Boston is a small market town miles from anywhere.  It is probably safe to assume that a lot of people who live here don’t work in the town centre and have to travel out of town to work.  Similarly there are a lot of outlying villages and I would also hazard a guess that residents there have to travel a fair distance to work.   I drive through town every day to get to and from work, as does The Yorkshireman.  Neither of us works in Boston town centre and there isn’t any way of getting to where we need to go by public transport.  We don’t want to run two cars, it’s expensive and a pain in the arse but without our cars we would not be able to get to work.

I can see the point of encouraging people out of their cars for short journeys but I would hazard a guess that a lot of people aren’t driving just half a mile.  My theory on why the traffic is so bad here at times is that there are only four routes in and out of the town which often get snarled up at level crossings and the endless traffic lights.  There has been a long standing campaign for a bypass that I have a lot of sympathy with.  There’s also a lot of heavy traffic here as lorries transport veg from Lincolnshire all over the country and into Europe, and vice versa.

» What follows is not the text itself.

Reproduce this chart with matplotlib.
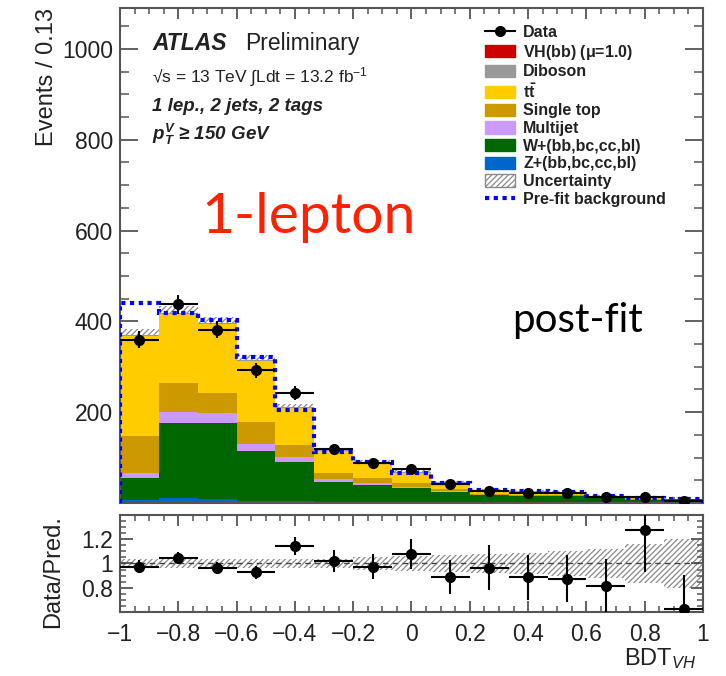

Since the programme was made there has been a huge undertaking to sort out the traffic light phasing on the main thoroughfares.  One big roundabout has had its traffic lights switched off permanently and another is undergoing a trial switch-off period.  The traffic flow has massively improved as a result, to the point where even people who only visit Boston once in a while have commented on how much easier it is to get there (yes, it’s true – earthquakes aside not a lot happens around here so traffic flow is a topic of conversation).

Public transport around the town is being improved with new buses ordered and new routes planned.  Buses will be far more frequent meaning that I will be able to get a bus into the town centre without having to wait anything up to two hours for it.  The town centre is actually a walkable distance, about 1½ miles, but to walk there and back with a tired three year old?  In the rain?  When I don’t have three hours to spare?  Knowing that there is likely to be a bus when I need one will make me far more likely to leave the car at home.  That said, I will still have to schlepp a fair way to the bus stop – even the new improved bus routes don’t come that close to where I live.

The people of the town were shown to be… now how can I put this… not exactly open to the idea of change.  I will admit that there is a large element of you’re-not-from-round-here-are-you-we’ve-always-done-it-this-way-and-aren’t-about-to-change-now.  However people’s behaviour is also governed by circumstance, and the general circumstance here is that people generally have to travel 5 miles or more to do whatever they are doing or go wherever they need to go.  There are few or no shops left in the villages.  The majority of the area’s secondary schools are in the town and have geographically large catchment areas.  The majority of workplaces are outside town, off bus routes.  Working hours vary so much as to make car sharing tricky in a lot of cases.

So todays not entirely shocking revelation is… it just goes to show, you can’t believe everything you see on the telly.